### Short exercise
All the data must come back unchanged, except that pictures are left out.

***** Dataset section

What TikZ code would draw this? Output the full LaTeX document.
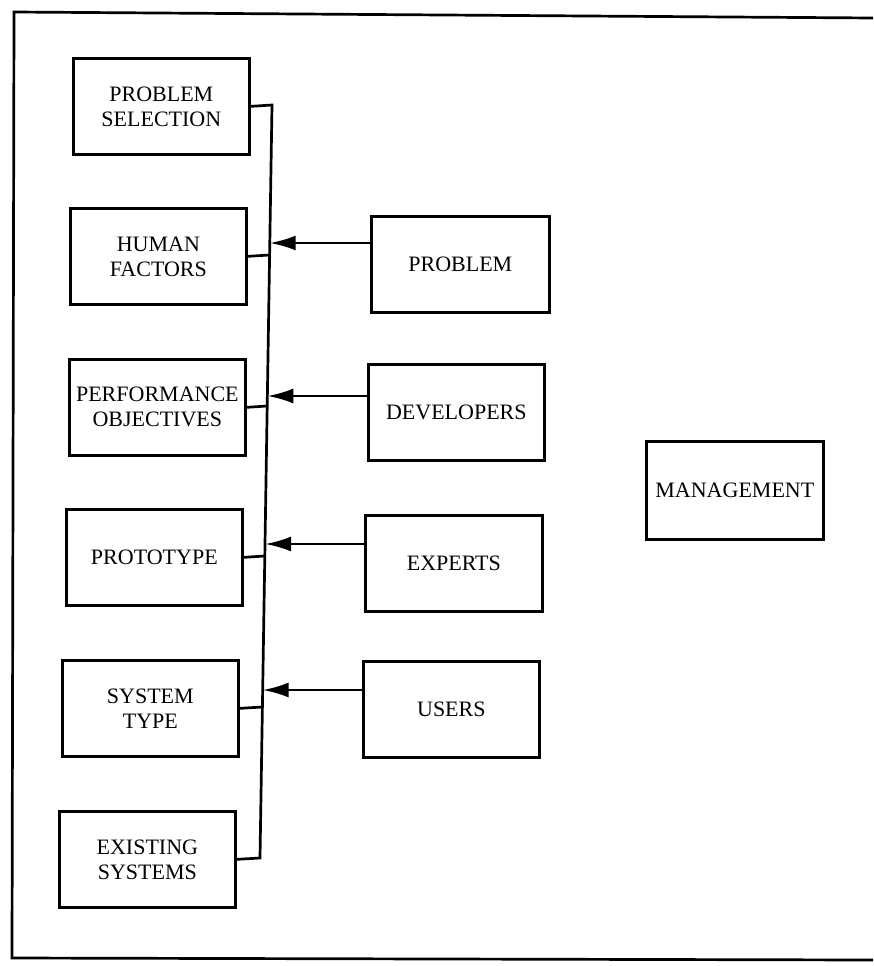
\documentclass[tikz,border=0pt]{standalone}
\usepackage{fontspec}
\setmainfont{Liberation Serif}
\usetikzlibrary{arrows.meta}
\begin{document}
\begin{tikzpicture}[x=1pt,y=-1pt,
  box/.style={draw,line width=2.7pt,rectangle,anchor=north west,inner sep=0pt,
    minimum width=176pt,minimum height=96pt,align=center,font=\fontsize{22}{25}\selectfont},
  conn/.style={line width=2.7pt},
  arr/.style={line width=2.7pt,-{Latex[length=26pt,width=15pt]}}]
\useasboundingbox (0,0) rectangle (873,966);
\draw[line width=2.7pt] (873,18) -- (14,12) -- (12,958) -- (873,960);
% left column
\node[box] (ps) at (72,57) {PROBLEM\\SELECTION};
\node[box] (hf) at (69,207) {HUMAN\\FACTORS};
\node[box] (po) at (68,358) {PERFORMANCE\\OBJECTIVES};
\node[box] (pt) at (65,508) {PROTOTYPE};
\node[box] (st) at (61,659) {SYSTEM\\TYPE};
\node[box] (es) at (58,810) {EXISTING\\SYSTEMS};
% right column
\node[box,minimum width=178pt] (pr) at (370,215) {PROBLEM};
\node[box] (dv) at (367,363) {DEVELOPERS};
\node[box,minimum width=177pt] (ex) at (364,514) {EXPERTS};
\node[box] (us) at (362,660) {USERS};
\node[box,minimum width=177pt,minimum height=98pt] (mg) at (645,440) {MANAGEMENT};
% bus
\coordinate (b0) at (272,105);
\coordinate (b1) at (269.4,255);
\coordinate (b2) at (267,406);
\coordinate (b3) at (264.6,556);
\coordinate (b4) at (262.4,707);
\coordinate (b5) at (260,858);
\draw[conn] (ps.east) -- (b0) -- (b5) -- (es.east);
\draw[conn] (hf.east) -- (b1);
\draw[conn] (po.east) -- (b2);
\draw[conn] (pt.east) -- (b3);
\draw[conn] (st.east) -- (b4);
% arrow targets on bus
\coordinate (a1) at (269.7,243);
\coordinate (a2) at (267.3,396);
\coordinate (a3) at (265,544);
\coordinate (a4) at (262.6,690);
\draw[arr] (a1 -| pr.west) -- (a1);
\draw[arr] (a2 -| dv.west) -- (a2);
\draw[arr] (a3 -| ex.west) -- (a3);
\draw[arr] (a4 -| us.west) -- (a4);
\end{tikzpicture}
\end{document}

**********

### Written solution
What TikZ code would draw this? Output the full LaTeX document.
\documentclass[tikz,border=0pt]{standalone}
\usepackage{fontspec}
\setmainfont{Liberation Serif}
\usetikzlibrary{arrows.meta}
\begin{document}
\begin{tikzpicture}[x=1pt,y=-1pt,
  box/.style={draw,line width=2.7pt,rectangle,anchor=north west,inner sep=0pt,
    minimum width=176pt,minimum height=96pt,align=center,font=\fontsize{22}{25}\selectfont},
  conn/.style={line width=2.7pt},
  arr/.style={line width=2.7pt,-{Latex[length=26pt,width=15pt]}}]
\useasboundingbox (0,0) rectangle (873,966);
\draw[line width=2.7pt] (873,18) -- (14,12) -- (12,958) -- (873,960);
% left column
\node[box] (ps) at (72,57) {PROBLEM\\SELECTION};
\node[box] (hf) at (69,207) {HUMAN\\FACTORS};
\node[box] (po) at (68,358) {PERFORMANCE\\OBJECTIVES};
\node[box] (pt) at (65,508) {PROTOTYPE};
\node[box] (st) at (61,659) {SYSTEM\\TYPE};
\node[box] (es) at (58,810) {EXISTING\\SYSTEMS};
% right column
\node[box,minimum width=178pt] (pr) at (370,215) {PROBLEM};
\node[box] (dv) at (367,363) {DEVELOPERS};
\node[box,minimum width=177pt] (ex) at (364,514) {EXPERTS};
\node[box] (us) at (362,660) {USERS};
\node[box,minimum width=177pt,minimum height=98pt] (mg) at (645,440) {MANAGEMENT};
% bus
\coordinate (b0) at (272,105);
\coordinate (b1) at (269.4,255);
\coordinate (b2) at (267,406);
\coordinate (b3) at (264.6,556);
\coordinate (b4) at (262.4,707);
\coordinate (b5) at (260,858);
\draw[conn] (ps.east) -- (b0) -- (b5) -- (es.east);
\draw[conn] (hf.east) -- (b1);
\draw[conn] (po.east) -- (b2);
\draw[conn] (pt.east) -- (b3);
\draw[conn] (st.east) -- (b4);
% arrow targets on bus
\coordinate (a1) at (269.7,243);
\coordinate (a2) at (267.3,396);
\coordinate (a3) at (265,544);
\coordinate (a4) at (262.6,690);
\draw[arr] (a1 -| pr.west) -- (a1);
\draw[arr] (a2 -| dv.west) -- (a2);
\draw[arr] (a3 -| ex.west) -- (a3);
\draw[arr] (a4 -| us.west) -- (a4);
\end{tikzpicture}
\end{document}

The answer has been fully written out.